Feeling Fierce
Tonight I tackled the sock basket. That was today's little contribution to The Great Simplification Process I embarked on - a while ago - and still feel so far from completing. Our dryer grows socks. I'm pretty sure of it. I put the new ones in a basket, hoping their twin will be cloned eventually. The basket gets fuller and fuller, because do I have time to sift through that baby every time a new sock grows? No. But tonight I took the time. And I matched and I put away and I threw away. Because if your clone has not been manufactured after this long, and yet we're not going sockless, you're just going to have to say goodbye. I'm sure mismatched sock heaven is a lovely place to be. There are probably feet there. Go in peace.
The socks got taken care of after only one chapter of Simplify by Joshua Becker. I had already learned the benefits of simplifying, summed up perfectly in the image of one not having to spend an entire Saturday cleaning the garage. And I had re-read one of my favorite parts of this movement. Have less stuff, have better stuff.
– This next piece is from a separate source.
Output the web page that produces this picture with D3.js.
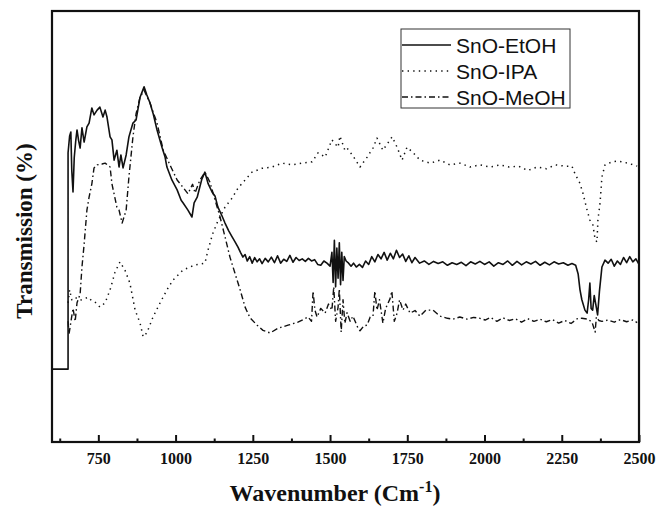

It's yet another material principle I fly high as a banner over the immaterial as well. Do fewer things, do things better. Have fewer hats, look less frazzled in them.
I want there to be room here. Room for the people I love, room for moving and breathing and doing things. Room to let go now and then, to leave without first needing to pick up All The Things. Again. And on the immaterial side, I want room to write, room to go, room to add. Because it's not all about taking away. It's all about having on purpose. It's going to take some discrimination - lonely socks have to go. But I think I can handle it. When it comes to life, I'm feeling kind of fierce.